March 21, 2023
As spring break approaches, college students usually anticipate a well-deserved break from the academic rigors of campus life. However, for young people aging out of foster care, the upcoming break may bring a sense of apprehension. Unlike some of their peers looking forward to vacations, community service trips, or visiting family, young people aging out of foster care often have to make consequential decisions related to securing stable housing between college breaks and upon graduation.
In March, Annie E. Casey Foundation released a report highlighting housing inequality, a disturbing yet pervasive issue impacting young people across America. In any given year, an estimated 3.5 million young adults ages 18 to 25 experience some form of homelessness–including sleeping in a car, on the couch (also known as couch surfing), and on the streets. Recent studies point to two significant predictors that place students at an elevated risk of homelessness: individuals with lived experience in foster care and a history of running away from home.
According to national statistics, children from Black families are two to three times more likely to enter foster care than white children, and are less likely to be adopted. Data also show that Black children and families are disproportionately represented at each stage or juncture in the system–mandatory reporting, investigation, removal, termination of parental rights, and out-of-home foster care placements.
Upon turning 18, some youth disassociate entirely from the foster care system, having endured years of mistreatment, including physical, emotional, and psychological abuse.
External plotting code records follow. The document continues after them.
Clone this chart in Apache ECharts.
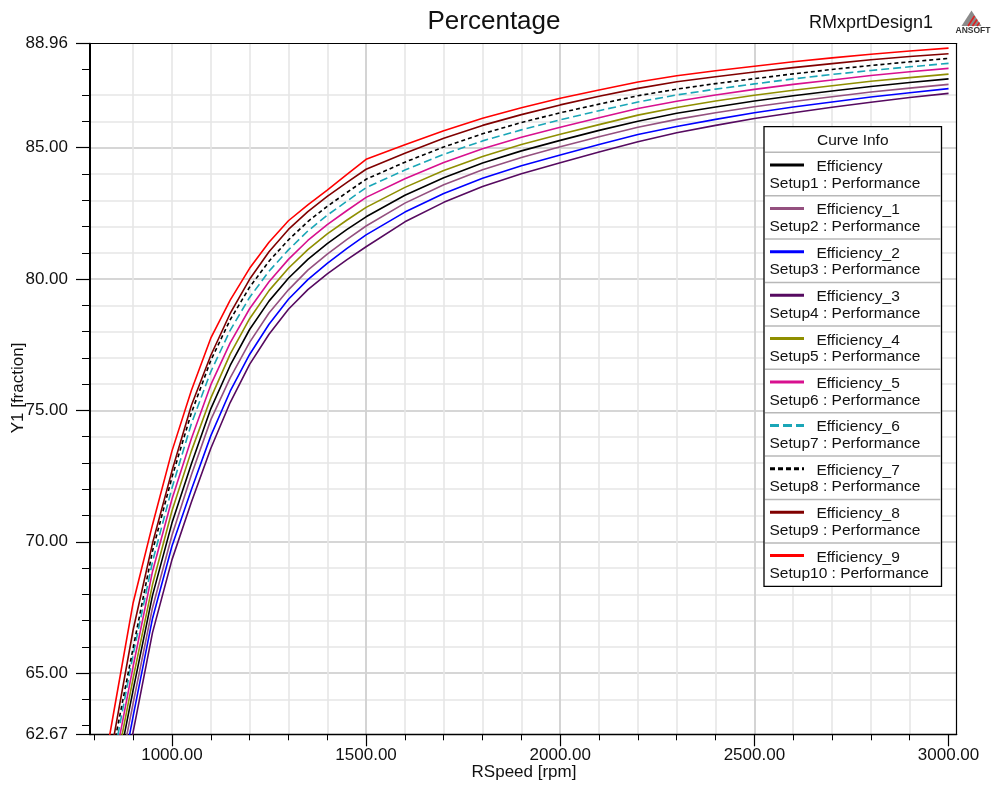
<!DOCTYPE html>
<html>
<head>
<meta charset="utf-8">
<script src="https://cdn.jsdelivr.net/npm/echarts@6/dist/echarts.min.js"></script>
<style>
  html, body { margin: 0; padding: 0; background: #fff; }
  #main { width: 991px; height: 787px; }
</style>
</head>
<body>
<div id="main"></div>
<script>
// speeds (rpm)
const rpm = [800, 850, 900, 950, 1000, 1050, 1100, 1150, 1200, 1250, 1300, 1350, 1400, 1450, 1500,
  1600, 1700, 1800, 1900, 2000, 2100, 2200, 2300, 2400, 2500, 2600, 2700, 2800, 2900, 3000]

// efficiency curves (%)
const eff0 = [56.5, 60.6, 64.35, 67.96, 70.71, 72.96, 75.06, 76.71, 78.08, 79.16, 80.03, 80.75, 81.35, 81.88, 82.37,
  83.19, 83.86, 84.42, 84.88, 85.28, 85.66, 86.01, 86.31, 86.55, 86.78, 86.98, 87.16, 87.33, 87.48, 87.62]
const eff1 = [56.0, 60.1, 63.85, 67.49, 70.24, 72.54, 74.64, 76.24, 77.59, 78.71, 79.59, 80.34, 80.95, 81.5, 82.02,
  82.89, 83.59, 84.16, 84.63, 85.04, 85.42, 85.78, 86.08, 86.33, 86.56, 86.76, 86.94, 87.12, 87.27, 87.41]
const eff2 = [55.4, 59.5, 63.35, 67.08, 69.83, 71.98, 74.03, 75.73, 77.13, 78.28, 79.23, 79.98, 80.6, 81.16, 81.68,
  82.55, 83.26, 83.84, 84.31, 84.72, 85.12, 85.5, 85.81, 86.08, 86.33, 86.55, 86.74, 86.93, 87.09, 87.25]
const eff3 = [54.8, 58.9, 62.75, 66.54, 69.31, 71.5, 73.55, 75.3, 76.75, 77.9, 78.85, 79.6, 80.2, 80.73, 81.23,
  82.18, 82.92, 83.52, 84.01, 84.43, 84.84, 85.23, 85.57, 85.85, 86.11, 86.33, 86.54, 86.73, 86.91, 87.07]
const eff4 = [56.9, 61.0, 64.8, 68.37, 71.17, 73.45, 75.47, 77.14, 78.49, 79.56, 80.41, 81.12, 81.72, 82.24, 82.73,
  83.49, 84.13, 84.67, 85.12, 85.51, 85.88, 86.24, 86.53, 86.78, 87.0, 87.19, 87.36, 87.53, 87.67, 87.8]
const eff5 = [57.3, 61.4, 65.25, 68.87, 71.62, 73.92, 75.97, 77.57, 78.87, 79.9, 80.75, 81.47, 82.07, 82.6, 83.11,
  83.82, 84.44, 84.96, 85.4, 85.78, 86.14, 86.49, 86.77, 87.01, 87.22, 87.41, 87.58, 87.75, 87.89, 88.02]
const eff6 = [57.7, 61.8, 65.7, 69.24, 72.04, 74.49, 76.47, 78.05, 79.3, 80.3, 81.11, 81.83, 82.43, 82.96, 83.48,
  84.15, 84.75, 85.26, 85.68, 86.06, 86.41, 86.74, 87.01, 87.23, 87.43, 87.62, 87.79, 87.94, 88.08, 88.21]
const eff7 = [58.1, 62.2, 65.95, 69.65, 72.45, 74.9, 76.9, 78.45, 79.69, 80.68, 81.49, 82.19, 82.77, 83.29, 83.8,
  84.45, 85.03, 85.53, 85.96, 86.33, 86.66, 86.98, 87.23, 87.44, 87.63, 87.81, 87.98, 88.13, 88.27, 88.4]
const eff8 = [58.4, 62.54, 66.64, 69.94, 72.69, 75.19, 77.09, 78.69, 79.99, 81.04, 81.89, 82.57, 83.15, 83.67, 84.18,
  84.79, 85.36, 85.85, 86.26, 86.63, 86.96, 87.26, 87.51, 87.7, 87.88, 88.05, 88.2, 88.35, 88.47, 88.58]
const eff9 = [59.3, 63.5, 67.67, 70.65, 73.45, 75.76, 77.75, 79.2, 80.41, 81.4, 82.22, 82.82, 83.39, 83.98, 84.56,
  85.11, 85.65, 86.12, 86.52, 86.88, 87.2, 87.5, 87.74, 87.93, 88.1, 88.27, 88.42, 88.56, 88.68, 88.79]

const names = ['Efficiency', 'Efficiency_1', 'Efficiency_2', 'Efficiency_3', 'Efficiency_4',
  'Efficiency_5', 'Efficiency_6', 'Efficiency_7', 'Efficiency_8', 'Efficiency_9']
const setups = ['Setup1 : Performance', 'Setup2 : Performance', 'Setup3 : Performance', 'Setup4 : Performance',
  'Setup5 : Performance', 'Setup6 : Performance', 'Setup7 : Performance', 'Setup8 : Performance',
  'Setup9 : Performance', 'Setup10 : Performance']
const values = [eff0, eff1, eff2, eff3, eff4, eff5, eff6, eff7, eff8, eff9]

// axis ticks
const xMinor = [800, 900, 1000, 1100, 1200, 1300, 1400, 1500, 1600, 1700, 1800, 1900, 2000,
  2100, 2200, 2300, 2400, 2500, 2600, 2700, 2800, 2900, 3000]
const xMajor = [1000, 1500, 2000, 2500, 3000]
const yMinor = [63, 64, 65, 66, 67, 68, 69, 70, 71, 72, 73, 74, 75, 76, 77, 78, 79, 80, 81, 82, 83, 84, 85, 86, 87, 88]
const yMajor = [62.67, 65, 70, 75, 80, 85, 88.96]

const colors = ['#000000', '#94507f', '#0000ff', '#560a60', '#8f8f00',
  '#d8108f', '#1aa6b7', '#000000', '#800000', '#ff0000']
const dashes = ['solid', 'solid', 'solid', 'solid', 'solid',
  'solid', [8, 4], [4, 3], 'solid', 'solid']

const FONT = '"Liberation Sans", Arial, sans-serif'

const myChart = echarts.init(document.getElementById('main'))

// legend box (Curve Info)
const lgX = 764, lgY = 126.7, lgW = 177.5, headH = 25.6, rowH = 43.4
const legendEls = [
  { type: 'rect', shape: { x: lgX, y: lgY, width: lgW, height: headH + rowH * 10 },
    style: { fill: '#fff', stroke: '#000', lineWidth: 1.3 }, z: 20 },
  { type: 'text', x: lgX + lgW / 2, y: lgY + 14,
    style: { text: 'Curve Info', font: '15.5px ' + FONT, fill: '#111', align: 'center', verticalAlign: 'middle' }, z: 21 }
]
names.forEach((n, i) => {
  const top = lgY + headH + rowH * i
  legendEls.push({ type: 'line', shape: { x1: lgX + 1, y1: top, x2: lgX + lgW - 1, y2: top },
    style: { stroke: '#b8b8b8', lineWidth: 1.5 }, z: 21 })
  legendEls.push({ type: 'line', shape: { x1: 770, y1: top + 12.7, x2: 804, y2: top + 12.7 },
    style: { stroke: colors[i], lineWidth: 3, lineDash: dashes[i] === 'solid' ? null : [dashes[i][0] + 1, dashes[i][1]] }, z: 21 })
  legendEls.push({ type: 'text', x: 816.5, y: top + 14.4,
    style: { text: n, font: '15.5px ' + FONT, fill: '#111', verticalAlign: 'middle' }, z: 21 })
  legendEls.push({ type: 'text', x: 769.5, y: top + 31,
    style: { text: setups[i], font: '15.5px ' + FONT, fill: '#111', verticalAlign: 'middle' }, z: 21 })
})

const option = {
  animation: false,
  backgroundColor: '#fff',
  grid: { left: 90, top: 43.7, right: 34.3, bottom: 52.7 },
  xAxis: [
    {
      type: 'value', min: 789, max: 3021, position: 'bottom',
      axisLine: { show: true, lineStyle: { color: '#000', width: 1.3 } },
      axisTick: { show: true, customValues: xMinor, length: 6, lineStyle: { color: '#000', width: 1 } },
      axisLabel: { show: false },
      splitLine: { show: true, showMinLine: false, showMaxLine: false, lineStyle: { color: '#e6e6e6', width: 1.6 } }
    },
    {
      type: 'value', min: 789, max: 3021, position: 'bottom',
      axisLine: { show: false },
      axisTick: { show: true, customValues: xMajor, length: 12, lineStyle: { color: '#000', width: 1.2 } },
      axisLabel: { show: true, customValues: xMajor, margin: 13, color: '#111', fontSize: 17, fontFamily: FONT,
        formatter: v => v.toFixed(2) },
      splitLine: { show: true, showMinLine: false, showMaxLine: false, lineStyle: { color: '#cfcfcf', width: 1.6 } }
    },
    {
      type: 'value', min: 789, max: 3021, position: 'top',
      axisLine: { show: true, lineStyle: { color: '#000', width: 1.2 } },
      axisTick: { show: false }, axisLabel: { show: false }, splitLine: { show: false }
    }
  ],
  yAxis: [
    {
      type: 'value', min: 62.67, max: 88.96, position: 'left',
      axisLine: { show: true, lineStyle: { color: '#000', width: 2 } },
      axisTick: { show: true, customValues: yMinor, length: 8, lineStyle: { color: '#000', width: 1 } },
      axisLabel: { show: false },
      splitLine: { show: true, showMinLine: false, showMaxLine: false, lineStyle: { color: '#e6e6e6', width: 1.6 } }
    },
    {
      type: 'value', min: 62.67, max: 88.96, position: 'left',
      axisLine: { show: false },
      axisTick: { show: true, customValues: yMajor, length: 14, lineStyle: { color: '#000', width: 1.2 } },
      axisLabel: { show: true, customValues: yMajor, margin: 22, color: '#111', fontSize: 17, fontFamily: FONT,
        formatter: v => v.toFixed(2) },
      splitLine: { show: true, showMinLine: false, showMaxLine: false, lineStyle: { color: '#cfcfcf', width: 1.6 } }
    },
    {
      type: 'value', min: 62.67, max: 88.96, position: 'right',
      axisLine: { show: true, lineStyle: { color: '#000', width: 1.2 } },
      axisTick: { show: false }, axisLabel: { show: false }, splitLine: { show: false }
    }
  ],
  series: names.map((n, i) => ({
    name: n,
    type: 'line',
    xAxisIndex: 0,
    yAxisIndex: 0,
    showSymbol: false,
    clip: true,
    z: 3,
    lineStyle: { color: colors[i], width: 1.6, type: dashes[i] },
    data: rpm.map((r, k) => [r, values[i][k]])
  })),
  graphic: [
    { type: 'text', x: 494, y: 22, style: { text: 'Percentage', font: '26px ' + FONT, fill: '#111', align: 'center', verticalAlign: 'middle' } },
    { type: 'text', x: 871, y: 23, style: { text: 'RMxprtDesign1', font: '18px ' + FONT, fill: '#111', align: 'center', verticalAlign: 'middle' } },
    { type: 'polygon', shape: { points: [[971.5, 10.5], [961.5, 26], [981.5, 26]] }, style: { fill: '#8a8a8a' } },
    { type: 'line', shape: { x1: 968, y1: 26, x2: 974.5, y2: 16 }, style: { stroke: '#e02020', lineWidth: 1.6 } },
    { type: 'line', shape: { x1: 972.5, y1: 26, x2: 977, y2: 19.5 }, style: { stroke: '#e02020', lineWidth: 1.6 } },
    { type: 'line', shape: { x1: 977, y1: 26, x2: 979.5, y2: 22.5 }, style: { stroke: '#e02020', lineWidth: 1.6 } },
    { type: 'text', x: 973, y: 30.5, style: { text: 'ANSOFT', font: 'bold 8.5px ' + FONT, fill: '#333', align: 'center', verticalAlign: 'middle' } },
    { type: 'text', x: 18, y: 388, rotation: Math.PI / 2,
      style: { text: 'Y1 [fraction]', font: '17px ' + FONT, fill: '#111', align: 'center', verticalAlign: 'middle' } },
    { type: 'text', x: 524, y: 772, style: { text: 'RSpeed [rpm]', font: '17px ' + FONT, fill: '#111', align: 'center', verticalAlign: 'middle' } }
  ].concat(legendEls)
}

myChart.setOption(option)
</script>
</body>
</html>
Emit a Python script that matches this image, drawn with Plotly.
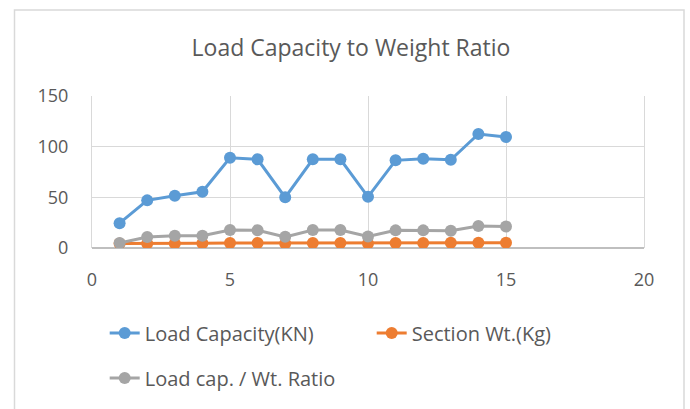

Through years of research focused on student experiences in higher education, I have encountered the narratives of many young adults grappling with “episodic homelessness,” a condition in which a person experiences periods of homelessness on and off or has been homeless three times or more within the last year.
Childhood trauma, challenging family dynamics, and weak relational ties increase risks of basic needs insecurity. A 2021 report by Chapin Hall at the University of Chicago found that housing insecure and youth experiencing homelessness share common characteristics, including:
- Youth with less than a high school diploma or GED are nearly 3.5 times more likely to experience homelessness than peers who completed high school;
- Hispanic, nonwhite youth have an increased susceptibility to homelessness than their non-Hispanic counterparts (33 percent);
- Black youth are at an elevated risk for homelessness compared to other races (83%);
- LGBTQ youth have a 120 percent greater risk of homelessness.
Studies have revealed the harmful effects of youth homelessness, which can severely impact health, safety, and well-being, including:
- Truancy or excessive school absences that may lead to dropout and increased risk of involvement in deviant behavior;
- Challenges with mental health, including suicidal thoughts and suicide attempts;
- Drug or alcohol abuse;
- Increased likelihood of becoming a victim of sexual assault, sex trafficking, and resorting to “survival crime,” including stealing or selling drugs.
Although student homelessness and housing insecurity have become trending topics in the higher education sector, college leaders are still not mandated by federal or state law to track the prevalence of this issue on their campuses. Because many students experiencing housing insecurity may stop-out of college, it’s difficult for researchers to reliably track the size of the problem. To end the growing housing crisis faced by economically disadvantaged students, campus leaders and state policymakers should leverage the current interest in basic needs insecurity to create effective, community-based, affordable housing solutions.
Ronald Hallett and colleagues present a comprehensive model for implementing a trauma-informed approach to tracking students facing housing insecurity in their book, Addressing Homelessness and Housing Insecurity in Higher Education. College leaders should begin by building a team of individuals committed to addressing the housing crisis, especially those already involved in similar work.
Nevertheless, the invisibility of homeless students or those experiencing housing insecurity may obscure the size of the problem and undermine targeted efforts to address it. Therefore, state government leaders should mandate publicly funded institutions to create effective protocols for identifying and tracking students with basic needs insecurity. This effort will require additional funding and resources. California and New Jersey governors have already demonstrated their commitment to addressing students’ basic needs insecurity by prioritizing it within state budgets.
Policymakers, institutions, and communities must work together to provide support and resources to students to ensure they have a fair chance at academic and personal success. The need for affordable housing and basic security for college students is urgent, and we must continue raising awareness and advocating for systematic change.